### OBJECTIVE
Pictures in the records should not be copied, but every other part must be repeated exactly.

** START OF PROVIDED INFORMATION **

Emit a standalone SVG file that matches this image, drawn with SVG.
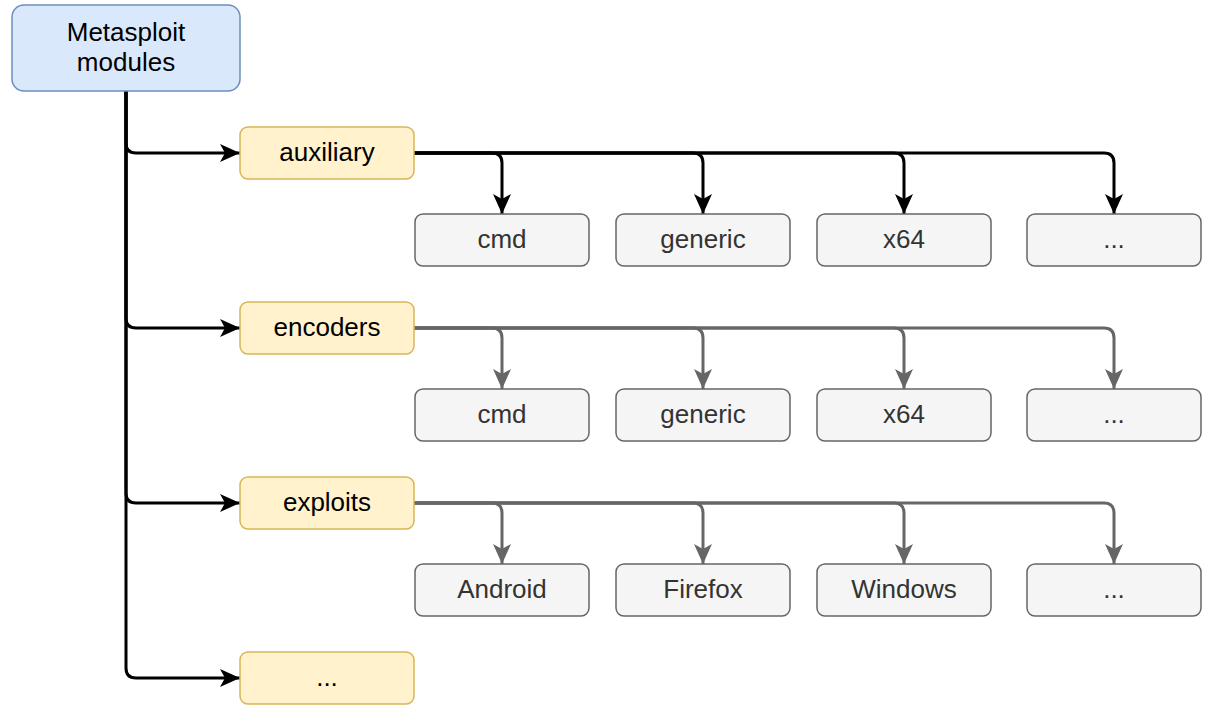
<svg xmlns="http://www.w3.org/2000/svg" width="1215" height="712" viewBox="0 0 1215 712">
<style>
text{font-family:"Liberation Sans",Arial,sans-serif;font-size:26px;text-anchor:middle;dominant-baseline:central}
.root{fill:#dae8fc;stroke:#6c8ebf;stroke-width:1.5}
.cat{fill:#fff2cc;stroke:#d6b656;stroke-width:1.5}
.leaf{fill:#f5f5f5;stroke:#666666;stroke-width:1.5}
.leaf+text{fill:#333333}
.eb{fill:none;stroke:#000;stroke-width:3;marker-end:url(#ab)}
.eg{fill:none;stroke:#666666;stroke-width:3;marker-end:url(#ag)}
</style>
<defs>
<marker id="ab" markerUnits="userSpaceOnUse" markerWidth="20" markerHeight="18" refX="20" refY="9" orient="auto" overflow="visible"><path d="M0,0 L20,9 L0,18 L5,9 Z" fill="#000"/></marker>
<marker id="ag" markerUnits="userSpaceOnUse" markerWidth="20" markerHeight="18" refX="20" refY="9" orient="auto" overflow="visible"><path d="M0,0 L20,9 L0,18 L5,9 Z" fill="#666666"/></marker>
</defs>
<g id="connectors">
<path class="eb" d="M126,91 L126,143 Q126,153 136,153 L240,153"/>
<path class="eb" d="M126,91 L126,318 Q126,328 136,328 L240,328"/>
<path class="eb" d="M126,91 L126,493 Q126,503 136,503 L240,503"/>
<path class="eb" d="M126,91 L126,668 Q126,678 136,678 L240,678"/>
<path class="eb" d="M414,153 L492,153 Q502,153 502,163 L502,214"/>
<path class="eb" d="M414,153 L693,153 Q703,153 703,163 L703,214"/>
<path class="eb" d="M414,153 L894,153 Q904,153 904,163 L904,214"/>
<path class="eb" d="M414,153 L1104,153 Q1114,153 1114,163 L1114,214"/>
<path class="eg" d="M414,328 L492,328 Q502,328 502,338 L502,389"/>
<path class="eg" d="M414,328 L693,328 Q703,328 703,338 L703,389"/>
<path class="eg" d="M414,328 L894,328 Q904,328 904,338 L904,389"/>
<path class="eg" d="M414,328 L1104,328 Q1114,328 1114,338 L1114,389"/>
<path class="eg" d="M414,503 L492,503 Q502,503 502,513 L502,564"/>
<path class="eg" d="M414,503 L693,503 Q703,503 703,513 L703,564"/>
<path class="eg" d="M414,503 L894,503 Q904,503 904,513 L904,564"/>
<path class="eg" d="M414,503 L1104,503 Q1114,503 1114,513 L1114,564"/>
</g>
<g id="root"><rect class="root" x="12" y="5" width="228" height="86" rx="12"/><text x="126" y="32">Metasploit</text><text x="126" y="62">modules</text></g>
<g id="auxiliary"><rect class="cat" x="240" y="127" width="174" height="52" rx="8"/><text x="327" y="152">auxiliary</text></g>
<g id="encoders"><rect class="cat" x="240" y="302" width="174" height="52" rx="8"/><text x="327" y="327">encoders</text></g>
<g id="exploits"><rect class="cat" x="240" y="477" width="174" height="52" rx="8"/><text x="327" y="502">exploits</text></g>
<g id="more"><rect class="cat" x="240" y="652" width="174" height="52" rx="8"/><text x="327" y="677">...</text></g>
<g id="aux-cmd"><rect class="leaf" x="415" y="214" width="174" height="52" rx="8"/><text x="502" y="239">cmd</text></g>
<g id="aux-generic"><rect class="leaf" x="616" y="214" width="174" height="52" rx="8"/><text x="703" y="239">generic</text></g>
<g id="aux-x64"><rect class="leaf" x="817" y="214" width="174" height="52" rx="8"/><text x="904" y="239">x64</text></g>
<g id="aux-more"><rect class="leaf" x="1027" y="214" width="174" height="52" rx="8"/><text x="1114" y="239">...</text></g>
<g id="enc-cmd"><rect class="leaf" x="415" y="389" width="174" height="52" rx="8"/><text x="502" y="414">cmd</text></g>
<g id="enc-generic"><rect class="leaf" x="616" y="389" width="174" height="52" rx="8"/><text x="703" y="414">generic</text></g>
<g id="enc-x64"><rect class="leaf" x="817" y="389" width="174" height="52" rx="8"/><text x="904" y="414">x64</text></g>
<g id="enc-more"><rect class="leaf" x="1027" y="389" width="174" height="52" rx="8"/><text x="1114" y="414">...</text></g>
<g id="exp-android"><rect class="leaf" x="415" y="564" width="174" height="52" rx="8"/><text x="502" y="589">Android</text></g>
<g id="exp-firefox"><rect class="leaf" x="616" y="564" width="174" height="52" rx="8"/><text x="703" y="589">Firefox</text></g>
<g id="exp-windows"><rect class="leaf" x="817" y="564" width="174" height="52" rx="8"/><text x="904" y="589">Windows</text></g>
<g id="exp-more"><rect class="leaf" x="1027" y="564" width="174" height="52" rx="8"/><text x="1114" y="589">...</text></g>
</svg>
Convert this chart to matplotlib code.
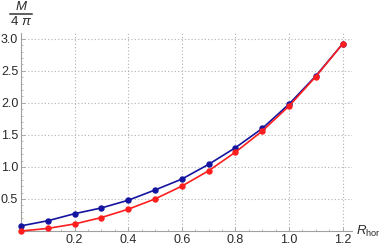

** END OF PROVIDED INFORMATION **

### CORRECT RESPONSE
Emit a standalone SVG file that matches this image, drawn with SVG.
<svg xmlns="http://www.w3.org/2000/svg" width="1215" height="712" viewBox="0 0 1215 712">
<style>
text{font-family:"Liberation Sans",Arial,sans-serif;font-size:26px;text-anchor:middle;dominant-baseline:central}
.root{fill:#dae8fc;stroke:#6c8ebf;stroke-width:1.5}
.cat{fill:#fff2cc;stroke:#d6b656;stroke-width:1.5}
.leaf{fill:#f5f5f5;stroke:#666666;stroke-width:1.5}
.leaf+text{fill:#333333}
.eb{fill:none;stroke:#000;stroke-width:3;marker-end:url(#ab)}
.eg{fill:none;stroke:#666666;stroke-width:3;marker-end:url(#ag)}
</style>
<defs>
<marker id="ab" markerUnits="userSpaceOnUse" markerWidth="20" markerHeight="18" refX="20" refY="9" orient="auto" overflow="visible"><path d="M0,0 L20,9 L0,18 L5,9 Z" fill="#000"/></marker>
<marker id="ag" markerUnits="userSpaceOnUse" markerWidth="20" markerHeight="18" refX="20" refY="9" orient="auto" overflow="visible"><path d="M0,0 L20,9 L0,18 L5,9 Z" fill="#666666"/></marker>
</defs>
<g id="connectors">
<path class="eb" d="M126,91 L126,143 Q126,153 136,153 L240,153"/>
<path class="eb" d="M126,91 L126,318 Q126,328 136,328 L240,328"/>
<path class="eb" d="M126,91 L126,493 Q126,503 136,503 L240,503"/>
<path class="eb" d="M126,91 L126,668 Q126,678 136,678 L240,678"/>
<path class="eb" d="M414,153 L492,153 Q502,153 502,163 L502,214"/>
<path class="eb" d="M414,153 L693,153 Q703,153 703,163 L703,214"/>
<path class="eb" d="M414,153 L894,153 Q904,153 904,163 L904,214"/>
<path class="eb" d="M414,153 L1104,153 Q1114,153 1114,163 L1114,214"/>
<path class="eg" d="M414,328 L492,328 Q502,328 502,338 L502,389"/>
<path class="eg" d="M414,328 L693,328 Q703,328 703,338 L703,389"/>
<path class="eg" d="M414,328 L894,328 Q904,328 904,338 L904,389"/>
<path class="eg" d="M414,328 L1104,328 Q1114,328 1114,338 L1114,389"/>
<path class="eg" d="M414,503 L492,503 Q502,503 502,513 L502,564"/>
<path class="eg" d="M414,503 L693,503 Q703,503 703,513 L703,564"/>
<path class="eg" d="M414,503 L894,503 Q904,503 904,513 L904,564"/>
<path class="eg" d="M414,503 L1104,503 Q1114,503 1114,513 L1114,564"/>
</g>
<g id="root"><rect class="root" x="12" y="5" width="228" height="86" rx="12"/><text x="126" y="32">Metasploit</text><text x="126" y="62">modules</text></g>
<g id="auxiliary"><rect class="cat" x="240" y="127" width="174" height="52" rx="8"/><text x="327" y="152">auxiliary</text></g>
<g id="encoders"><rect class="cat" x="240" y="302" width="174" height="52" rx="8"/><text x="327" y="327">encoders</text></g>
<g id="exploits"><rect class="cat" x="240" y="477" width="174" height="52" rx="8"/><text x="327" y="502">exploits</text></g>
<g id="more"><rect class="cat" x="240" y="652" width="174" height="52" rx="8"/><text x="327" y="677">...</text></g>
<g id="aux-cmd"><rect class="leaf" x="415" y="214" width="174" height="52" rx="8"/><text x="502" y="239">cmd</text></g>
<g id="aux-generic"><rect class="leaf" x="616" y="214" width="174" height="52" rx="8"/><text x="703" y="239">generic</text></g>
<g id="aux-x64"><rect class="leaf" x="817" y="214" width="174" height="52" rx="8"/><text x="904" y="239">x64</text></g>
<g id="aux-more"><rect class="leaf" x="1027" y="214" width="174" height="52" rx="8"/><text x="1114" y="239">...</text></g>
<g id="enc-cmd"><rect class="leaf" x="415" y="389" width="174" height="52" rx="8"/><text x="502" y="414">cmd</text></g>
<g id="enc-generic"><rect class="leaf" x="616" y="389" width="174" height="52" rx="8"/><text x="703" y="414">generic</text></g>
<g id="enc-x64"><rect class="leaf" x="817" y="389" width="174" height="52" rx="8"/><text x="904" y="414">x64</text></g>
<g id="enc-more"><rect class="leaf" x="1027" y="389" width="174" height="52" rx="8"/><text x="1114" y="414">...</text></g>
<g id="exp-android"><rect class="leaf" x="415" y="564" width="174" height="52" rx="8"/><text x="502" y="589">Android</text></g>
<g id="exp-firefox"><rect class="leaf" x="616" y="564" width="174" height="52" rx="8"/><text x="703" y="589">Firefox</text></g>
<g id="exp-windows"><rect class="leaf" x="817" y="564" width="174" height="52" rx="8"/><text x="904" y="589">Windows</text></g>
<g id="exp-more"><rect class="leaf" x="1027" y="564" width="174" height="52" rx="8"/><text x="1114" y="589">...</text></g>
</svg>
Convert this chart to matplotlib code.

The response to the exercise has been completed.